The Unidata Local Data Manager (LDM) system includes network client and server programs designed for event-driven data distribution, and is the fundamental component of the Unidata Internet Data Distribution (IDD) system.
http://www.unidata.ucar.edu/software/ldm
Other
43 stars 27 forks source link

Allow pqinsert to read from STDIN #124

Open mdklatt opened 1 year ago

mdklatt commented 1 year ago

Feature Proposal

The pqinsert command should accept products via STDIN in addition to disk files.

Motivation

With distributed and containerized application architectures, sharing a disk across multiple components can be more difficult. I am using the LDM Docker container as a microservice. I added httpexec to the image to allow remote execution of the LDM commands.

However, to execute pqinsert there needs to be a shared volume that client containers can write to and the LDM container can read from. Another approach is a wrapper script in the LDM container that receives a product from httpexec via STDIN, writes it to a local temporary file, and then calls pqinsert for that file.

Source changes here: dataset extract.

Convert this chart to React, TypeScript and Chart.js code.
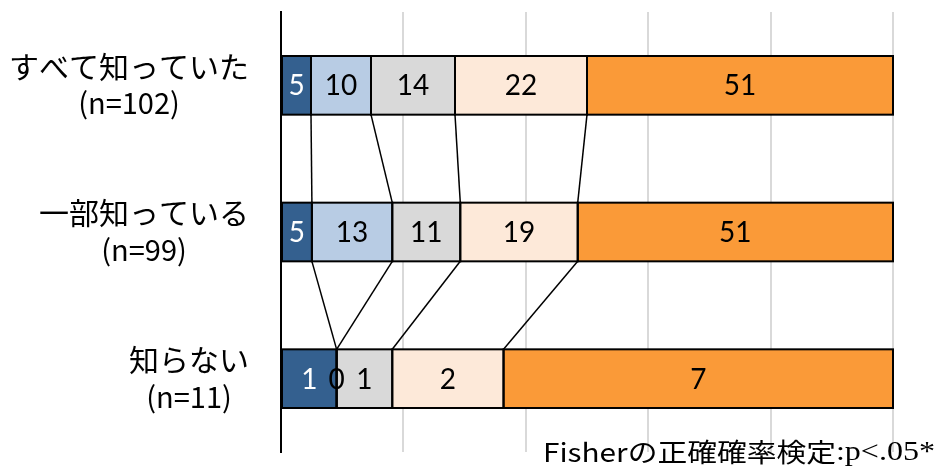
import React, { useEffect, useRef } from "react";
import { Chart, registerables } from "chart.js";

Chart.register(...registerables);

// Row labels: group name and sample size
const groupNames = ["すべて知っていた", "一部知っている", "知らない"];
const groupSizes = ["(n=102)", "(n=99)", "(n=11)"];

// Respondent counts for each answer level, per group
const level1 = [5, 5, 1];
const level2 = [10, 13, 0];
const level3 = [14, 11, 1];
const level4 = [22, 19, 2];
const level5 = [51, 51, 7];
const groupTotals = [102, 99, 11];

const levelFill = ["#34608F", "#B8CCE4", "#D9D9D9", "#FDE9D9", "#FA9A38"];
const levelText = ["#FFFFFF", "#000000", "#000000", "#000000", "#000000"];

const xTickValues = [0, 20, 40, 60, 80, 100];
const noteJa = "Fisherの正確確率検定";
const noteStat = ":p<.05*";

const levels = [level1, level2, level3, level4, level5];

const overlay = {
  id: "overlay",
  afterDatasetsDraw(chart: any) {
    const ctx: CanvasRenderingContext2D = chart.ctx;
    const metas = chart.data.datasets.map((_: any, i: number) => chart.getDatasetMeta(i));
    const rows = groupNames.length;
    const props = (el: any) => el.getProps(["x", "y", "base", "height"], true);
    ctx.save();

    // connectors between matching segment boundaries of neighbouring bars
    ctx.strokeStyle = "#000";
    ctx.lineWidth = 1.5;
    for (let r = 0; r < rows - 1; r++) {
      for (let d = 0; d < metas.length - 1; d++) {
        const a = props(metas[d].data[r]);
        const b = props(metas[d].data[r + 1]);
        ctx.beginPath();
        ctx.moveTo(a.x, a.y + a.height / 2);
        ctx.lineTo(b.x, b.y - b.height / 2);
        ctx.stroke();
      }
    }

    // segment outlines
    ctx.lineWidth = 2;
    metas.forEach((m: any) =>
      m.data.forEach((el: any) => {
        const p = props(el);
        const left = Math.min(p.x, p.base);
        ctx.strokeRect(left, p.y - p.height / 2, Math.abs(p.x - p.base), p.height);
      })
    );

    // count labels in the middle of each segment
    ctx.font = "28px Lato, 'Noto Sans CJK JP', sans-serif";
    ctx.textAlign = "center";
    ctx.textBaseline = "middle";
    metas.forEach((m: any, d: number) =>
      m.data.forEach((el: any, r: number) => {
        const p = props(el);
        ctx.fillStyle = levelText[d];
        ctx.fillText(String(levels[d][r]), (p.x + p.base) / 2, p.y + 1);
      })
    );
    ctx.restore();
  },
  afterDraw(chart: any) {
    const ctx: CanvasRenderingContext2D = chart.ctx;
    const yScale = chart.scales.y;
    const rightEdge = chart.chartArea.left - 32;
    ctx.save();
    ctx.fillStyle = "#000";
    ctx.textBaseline = "middle";
    groupNames.forEach((name, i) => {
      const cy = yScale.getPixelForValue(i);
      ctx.font = "30px 'Noto Sans CJK JP', sans-serif";
      const w = ctx.measureText(name).width;
      ctx.textAlign = "right";
      ctx.fillText(name, rightEdge, cy - 19);
      ctx.font = "29px 'Noto Sans CJK JP', sans-serif";
      ctx.textAlign = "center";
      ctx.fillText(groupSizes[i], rightEdge - w / 2, cy + 18);
    });

    // test note, bottom right
    const fontJa = "26px 'Noto Sans CJK JP', sans-serif";
    const fontSt = "28px 'Liberation Serif', serif";
    ctx.font = fontJa;
    const wJa = ctx.measureText(noteJa).width;
    ctx.font = fontSt;
    const wSt = ctx.measureText(noteStat).width;
    const targetLeft = 543;
    const targetRight = 935;
    const sx = (targetRight - targetLeft) / (wJa + wSt);
    ctx.translate(targetLeft, 452);
    ctx.scale(sx, 1);
    ctx.textAlign = "left";
    ctx.textBaseline = "middle";
    ctx.font = fontJa;
    ctx.fillText(noteJa, 0, 0);
    ctx.font = fontSt;
    ctx.fillText(noteStat, wJa, 1);
    ctx.restore();
  },
};

export default function App() {
  const canvasRef = useRef<HTMLCanvasElement>(null);

  useEffect(() => {
    const canvas = canvasRef.current;
    if (!canvas) return;
    const datasets = levels.map((vals, d) => ({
      label: `level${d + 1}`,
      data: vals.map((v, r) => (v / groupTotals[r]) * 100),
      backgroundColor: levelFill[d],
      borderWidth: 0,
      barPercentage: 0.4,
      categoryPercentage: 1,
    }));
    const chart = new Chart(canvas, {
      type: "bar",
      data: { labels: groupNames, datasets },
      options: {
        indexAxis: "y",
        animation: false,
        responsive: true,
        maintainAspectRatio: false,
        layout: { padding: { left: 281, right: 46, top: 12, bottom: 17 } },
        plugins: { legend: { display: false }, tooltip: { enabled: false } },
        scales: {
          x: {
            stacked: true,
            min: 0,
            max: 100,
            afterBuildTicks: (scale: any) => {
              scale.ticks = xTickValues.map((v) => ({ value: v }));
            },
            ticks: { display: false },
            grid: { color: "#D9D9D9", lineWidth: 2, drawTicks: false },
            border: { display: false },
          },
          y: {
            stacked: true,
            ticks: { display: false },
            grid: { display: false, drawTicks: false },
            border: { display: true, color: "#000000", width: 2 },
          },
        },
      },
      plugins: [overlay],
    });
    return () => chart.destroy();
  }, []);

  return (
    <div style={{ position: "fixed", left: 0, top: 0, width: 939, height: 469, background: "#fff" }}>
      <canvas ref={canvasRef} />
    </div>
  );
}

If pqinsert itself could read from STDIN, it could communicate directly with httpexec without the need for a shared Docker volume or intermediate local file.

For some applications, this feature would allow a product to be generated in memory and streamed to LDM without ever being written to disk until being inserted into the queue, which could increase overall performance dramatically.

Implementation

I forked this repo and created a proof of concept of this feature.

API

A filename argument of "-" is interpreted as STDIN instead of a disk path, and is read accordingly. This product will have a key value of "STDIN" unless the -p option is provided (which is recommended in this case). There are no other changes to the current API.

The current implementation allows only one product can be submitted via STDIN. If support for multiple files is essential, a suggestion is to have an option to enable input only from STDIN, and the filename arguments can instead be content lengths that are used to delimit multiple products. Knowing product lengths beforehand would also simplify the implementation, and this information should already be known by the caller.

Internals

STDIN is not guaranteed to act like a disk file, and thus mmap() cannot be used. Instead, the product is read into allocated memory. One limitation of this is that it does not offer the ability to handle large out-of-memory objects like mmap(). An alternative solution would be to stream STDIN to a temporary disk file, but this has a performance penalty.

I have only implemented this for the USE_MMAP code branch, as I could not get the other branch to compile.

semmerson commented 1 year ago

Got it. We'll get back to you.